▶ _Source excerpt_
┌──

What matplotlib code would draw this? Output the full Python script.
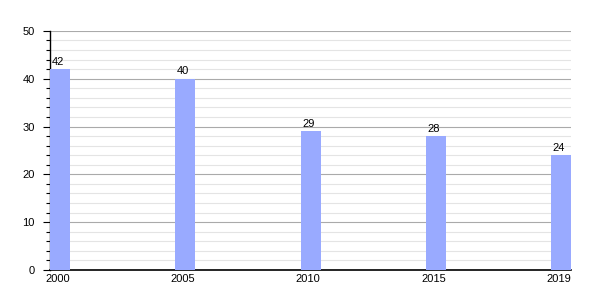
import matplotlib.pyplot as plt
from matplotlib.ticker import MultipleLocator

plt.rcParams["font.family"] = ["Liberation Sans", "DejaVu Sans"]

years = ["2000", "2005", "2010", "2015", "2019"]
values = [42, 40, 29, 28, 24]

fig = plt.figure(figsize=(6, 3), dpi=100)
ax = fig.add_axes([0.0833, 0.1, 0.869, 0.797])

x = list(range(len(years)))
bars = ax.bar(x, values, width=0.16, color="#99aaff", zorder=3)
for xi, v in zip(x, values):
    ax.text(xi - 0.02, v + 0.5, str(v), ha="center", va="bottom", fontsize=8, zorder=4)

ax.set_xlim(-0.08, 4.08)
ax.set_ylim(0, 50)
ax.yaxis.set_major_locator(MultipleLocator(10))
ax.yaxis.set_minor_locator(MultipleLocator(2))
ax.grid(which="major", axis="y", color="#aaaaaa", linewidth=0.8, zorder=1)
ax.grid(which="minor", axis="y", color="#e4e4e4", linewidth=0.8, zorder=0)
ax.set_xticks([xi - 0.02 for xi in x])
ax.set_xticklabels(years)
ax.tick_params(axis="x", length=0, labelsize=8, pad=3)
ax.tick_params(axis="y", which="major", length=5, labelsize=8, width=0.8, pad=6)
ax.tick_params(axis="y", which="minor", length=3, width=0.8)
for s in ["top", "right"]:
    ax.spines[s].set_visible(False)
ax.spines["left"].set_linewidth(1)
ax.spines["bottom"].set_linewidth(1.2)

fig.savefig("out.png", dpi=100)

└──

▶ _Given exercise_
Copy every line above word for word and exclude the pictures.

▶ _Written reply_
What matplotlib code would draw this? Output the full Python script.
import matplotlib.pyplot as plt
from matplotlib.ticker import MultipleLocator

plt.rcParams["font.family"] = ["Liberation Sans", "DejaVu Sans"]

years = ["2000", "2005", "2010", "2015", "2019"]
values = [42, 40, 29, 28, 24]

fig = plt.figure(figsize=(6, 3), dpi=100)
ax = fig.add_axes([0.0833, 0.1, 0.869, 0.797])

x = list(range(len(years)))
bars = ax.bar(x, values, width=0.16, color="#99aaff", zorder=3)
for xi, v in zip(x, values):
    ax.text(xi - 0.02, v + 0.5, str(v), ha="center", va="bottom", fontsize=8, zorder=4)

ax.set_xlim(-0.08, 4.08)
ax.set_ylim(0, 50)
ax.yaxis.set_major_locator(MultipleLocator(10))
ax.yaxis.set_minor_locator(MultipleLocator(2))
ax.grid(which="major", axis="y", color="#aaaaaa", linewidth=0.8, zorder=1)
ax.grid(which="minor", axis="y", color="#e4e4e4", linewidth=0.8, zorder=0)
ax.set_xticks([xi - 0.02 for xi in x])
ax.set_xticklabels(years)
ax.tick_params(axis="x", length=0, labelsize=8, pad=3)
ax.tick_params(axis="y", which="major", length=5, labelsize=8, width=0.8, pad=6)
ax.tick_params(axis="y", which="minor", length=3, width=0.8)
for s in ["top", "right"]:
    ax.spines[s].set_visible(False)
ax.spines["left"].set_linewidth(1)
ax.spines["bottom"].set_linewidth(1.2)

fig.savefig("out.png", dpi=100)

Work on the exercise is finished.